Hello Satyapravin,
I'll take a crack at reading and digesting the paper you referenced. Do you have access to the Q research platform yet? My understanding is that you can simply submit any ol' algo to the contest, and "Presto!" you get access. Or you can request access and be put in a queue.
Regarding developing a trading strategy, the integration of the research platform and the backtester/trading API is almost non-existent, so I don't see a path to set up any kind of online/automated approach (e.g. where daily you would automatically identify new baskets of securities and feed them to the trading API overnight). However, manually, you can download entire notebooks in various formats (IPython, Python, & HTML). So, if you performed analysis, you could download it, and then massage it into a format compatible with fetcher. So, the idea would be to run a periodic screening analysis in the research platform, to find your security baskets, and then get them into the trading platform via fetcher for backtesting and trading (or you could copy and paste, but that would require stopping the algo, if it is running live).

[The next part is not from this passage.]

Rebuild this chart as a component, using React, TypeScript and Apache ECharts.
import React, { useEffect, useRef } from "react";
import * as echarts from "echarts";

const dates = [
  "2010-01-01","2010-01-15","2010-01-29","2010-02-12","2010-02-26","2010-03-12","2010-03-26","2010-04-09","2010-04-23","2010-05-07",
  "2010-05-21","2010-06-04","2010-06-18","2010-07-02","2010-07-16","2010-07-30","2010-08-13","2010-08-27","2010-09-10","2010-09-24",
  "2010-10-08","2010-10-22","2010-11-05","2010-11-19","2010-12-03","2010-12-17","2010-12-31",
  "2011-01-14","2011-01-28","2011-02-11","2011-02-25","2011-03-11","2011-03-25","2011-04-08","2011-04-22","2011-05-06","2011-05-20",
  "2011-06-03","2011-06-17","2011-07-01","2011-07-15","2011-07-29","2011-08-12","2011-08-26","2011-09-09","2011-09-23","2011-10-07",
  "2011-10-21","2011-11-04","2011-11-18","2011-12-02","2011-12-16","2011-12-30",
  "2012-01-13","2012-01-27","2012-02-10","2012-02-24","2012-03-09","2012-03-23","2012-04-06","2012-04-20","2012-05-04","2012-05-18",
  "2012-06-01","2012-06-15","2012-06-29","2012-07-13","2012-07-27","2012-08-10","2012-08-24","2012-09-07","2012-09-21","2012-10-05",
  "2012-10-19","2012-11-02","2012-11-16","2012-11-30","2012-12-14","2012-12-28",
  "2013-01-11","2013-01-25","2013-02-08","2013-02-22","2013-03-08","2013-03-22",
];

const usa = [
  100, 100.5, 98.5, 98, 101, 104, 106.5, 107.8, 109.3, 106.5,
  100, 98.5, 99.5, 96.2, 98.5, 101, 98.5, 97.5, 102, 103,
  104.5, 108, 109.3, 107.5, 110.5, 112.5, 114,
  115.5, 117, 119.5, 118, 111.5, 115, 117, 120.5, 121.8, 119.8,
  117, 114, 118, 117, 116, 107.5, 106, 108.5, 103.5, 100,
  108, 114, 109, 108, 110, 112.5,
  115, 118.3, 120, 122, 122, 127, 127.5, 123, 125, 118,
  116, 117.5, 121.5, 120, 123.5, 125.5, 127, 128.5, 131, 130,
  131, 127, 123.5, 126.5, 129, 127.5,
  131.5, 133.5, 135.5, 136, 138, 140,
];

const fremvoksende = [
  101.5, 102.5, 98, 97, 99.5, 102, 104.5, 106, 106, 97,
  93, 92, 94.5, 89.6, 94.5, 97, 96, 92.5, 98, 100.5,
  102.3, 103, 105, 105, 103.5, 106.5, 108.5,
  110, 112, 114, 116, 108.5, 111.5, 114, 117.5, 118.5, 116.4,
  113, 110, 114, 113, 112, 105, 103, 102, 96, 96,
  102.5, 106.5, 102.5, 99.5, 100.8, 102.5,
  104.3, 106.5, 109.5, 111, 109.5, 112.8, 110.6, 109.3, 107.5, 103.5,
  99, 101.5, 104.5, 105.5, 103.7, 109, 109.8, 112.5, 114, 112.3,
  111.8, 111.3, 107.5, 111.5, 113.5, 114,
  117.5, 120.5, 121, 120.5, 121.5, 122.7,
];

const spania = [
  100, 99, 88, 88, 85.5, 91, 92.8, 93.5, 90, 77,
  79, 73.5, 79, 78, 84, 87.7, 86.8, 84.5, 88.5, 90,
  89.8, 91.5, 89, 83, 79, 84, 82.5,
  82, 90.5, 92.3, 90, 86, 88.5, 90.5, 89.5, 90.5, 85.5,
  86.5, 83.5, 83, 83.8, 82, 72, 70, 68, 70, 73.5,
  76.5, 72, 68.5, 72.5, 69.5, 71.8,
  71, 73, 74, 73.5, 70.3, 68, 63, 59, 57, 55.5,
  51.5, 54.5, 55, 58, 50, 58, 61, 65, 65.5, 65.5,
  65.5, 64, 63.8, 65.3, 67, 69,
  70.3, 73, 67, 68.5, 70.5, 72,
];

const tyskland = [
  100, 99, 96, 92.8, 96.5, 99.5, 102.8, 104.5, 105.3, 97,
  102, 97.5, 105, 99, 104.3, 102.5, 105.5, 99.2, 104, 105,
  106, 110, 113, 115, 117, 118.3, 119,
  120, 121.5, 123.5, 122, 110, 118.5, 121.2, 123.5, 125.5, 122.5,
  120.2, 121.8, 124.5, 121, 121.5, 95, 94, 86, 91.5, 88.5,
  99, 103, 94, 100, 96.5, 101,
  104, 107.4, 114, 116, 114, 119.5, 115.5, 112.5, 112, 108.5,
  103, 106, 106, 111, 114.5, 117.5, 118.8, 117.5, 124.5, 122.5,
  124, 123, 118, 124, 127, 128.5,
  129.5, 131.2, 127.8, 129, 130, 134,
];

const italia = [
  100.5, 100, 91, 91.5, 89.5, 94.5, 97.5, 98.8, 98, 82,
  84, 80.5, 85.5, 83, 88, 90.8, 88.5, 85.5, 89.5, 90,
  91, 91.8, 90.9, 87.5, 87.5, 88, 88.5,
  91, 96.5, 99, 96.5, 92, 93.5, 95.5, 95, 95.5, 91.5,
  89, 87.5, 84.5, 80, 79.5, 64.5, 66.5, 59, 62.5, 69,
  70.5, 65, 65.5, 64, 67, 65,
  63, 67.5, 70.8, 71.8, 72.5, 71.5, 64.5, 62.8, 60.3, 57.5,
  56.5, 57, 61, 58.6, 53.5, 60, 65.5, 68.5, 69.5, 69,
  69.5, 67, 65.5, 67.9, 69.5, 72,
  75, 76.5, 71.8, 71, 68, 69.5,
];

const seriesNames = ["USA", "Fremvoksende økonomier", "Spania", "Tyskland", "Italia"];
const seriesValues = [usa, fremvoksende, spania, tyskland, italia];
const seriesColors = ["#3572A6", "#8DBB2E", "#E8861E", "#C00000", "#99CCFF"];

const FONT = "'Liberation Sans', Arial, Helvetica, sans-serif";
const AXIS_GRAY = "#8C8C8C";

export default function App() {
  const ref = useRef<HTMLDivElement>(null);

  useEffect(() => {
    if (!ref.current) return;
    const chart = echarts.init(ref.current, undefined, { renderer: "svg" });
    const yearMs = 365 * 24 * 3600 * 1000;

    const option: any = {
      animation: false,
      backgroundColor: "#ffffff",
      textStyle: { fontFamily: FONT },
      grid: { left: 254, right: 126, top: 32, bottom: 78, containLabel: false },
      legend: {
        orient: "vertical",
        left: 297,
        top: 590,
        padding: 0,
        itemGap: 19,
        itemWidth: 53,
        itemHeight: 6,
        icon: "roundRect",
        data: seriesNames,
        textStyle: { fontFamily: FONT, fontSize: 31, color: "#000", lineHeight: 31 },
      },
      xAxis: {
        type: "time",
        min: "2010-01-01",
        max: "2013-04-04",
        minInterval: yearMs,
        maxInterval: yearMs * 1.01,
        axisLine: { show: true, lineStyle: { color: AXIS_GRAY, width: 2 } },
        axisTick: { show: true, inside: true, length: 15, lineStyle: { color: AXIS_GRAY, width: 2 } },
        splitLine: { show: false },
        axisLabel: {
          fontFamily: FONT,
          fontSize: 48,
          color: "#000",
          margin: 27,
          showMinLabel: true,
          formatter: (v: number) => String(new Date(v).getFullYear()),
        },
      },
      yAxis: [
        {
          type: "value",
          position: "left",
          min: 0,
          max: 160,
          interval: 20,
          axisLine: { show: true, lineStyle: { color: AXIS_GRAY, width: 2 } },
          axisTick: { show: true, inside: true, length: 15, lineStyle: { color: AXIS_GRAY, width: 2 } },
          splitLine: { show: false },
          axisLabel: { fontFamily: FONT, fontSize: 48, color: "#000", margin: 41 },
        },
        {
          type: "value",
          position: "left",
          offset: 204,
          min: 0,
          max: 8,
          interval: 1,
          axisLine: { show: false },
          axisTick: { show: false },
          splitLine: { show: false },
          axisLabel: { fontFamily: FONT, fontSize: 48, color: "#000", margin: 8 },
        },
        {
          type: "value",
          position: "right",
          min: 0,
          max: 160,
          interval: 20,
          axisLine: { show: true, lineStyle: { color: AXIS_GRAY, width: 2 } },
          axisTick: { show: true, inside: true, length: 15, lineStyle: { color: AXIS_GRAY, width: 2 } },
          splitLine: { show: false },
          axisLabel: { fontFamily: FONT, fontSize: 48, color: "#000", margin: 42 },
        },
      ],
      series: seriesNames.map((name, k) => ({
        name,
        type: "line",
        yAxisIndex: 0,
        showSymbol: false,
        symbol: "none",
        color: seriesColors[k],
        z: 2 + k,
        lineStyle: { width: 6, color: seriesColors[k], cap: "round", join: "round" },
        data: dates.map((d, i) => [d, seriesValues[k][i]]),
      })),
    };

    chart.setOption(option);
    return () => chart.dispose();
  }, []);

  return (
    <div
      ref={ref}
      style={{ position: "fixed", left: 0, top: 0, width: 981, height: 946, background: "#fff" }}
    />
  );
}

One open question is whether the research platform, in its current manifestation, could be used for screening. I think that if one is careful not to create a memory leak, it could work (I was able to loop over all ~ 20,000 securities in the database, computing some simple summary statistics of each, overwriting the memory as each new security was loaded).

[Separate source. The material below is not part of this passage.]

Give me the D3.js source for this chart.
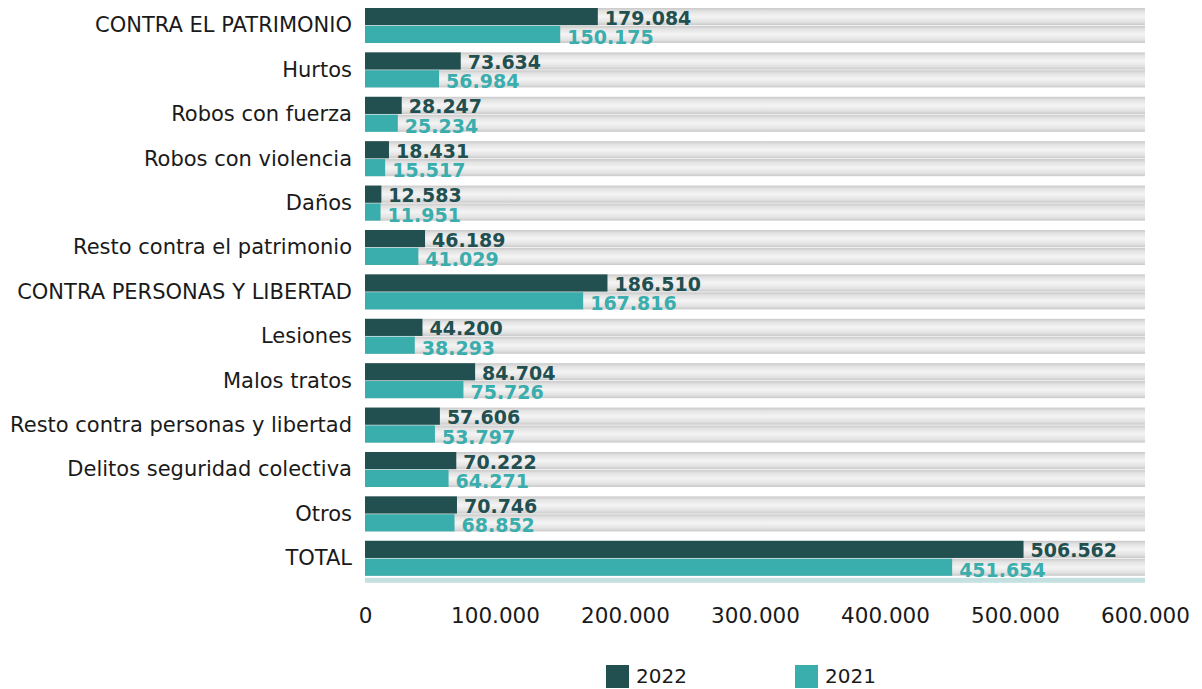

If I understand correctly, the basic approach here is to synthesize a trading pair, by creating two security baskets. So, it is a matter of picking the number of securities in each basket, N and M, the securities, and their weights. It might be worth a head scratch to sort out the overall difficulty of the computing problem, particularly as N and M become large. Presently, the research platform has no parallel computing capability. In theory, one can run multiple notebooks in parallel (each launched manually), but the RAM is shared in some fashion (you can't actually see what's going on under the hood, in terms of utilization of available computing resources). To pair down the problem a bit, it is possible to pluck out a subset of securities from the data base. For example, say you wanted to look at only ETFs for you baskets. It is a matter of pasting in a list of the ETF symbols, and the analyzing only those securities in the Q database.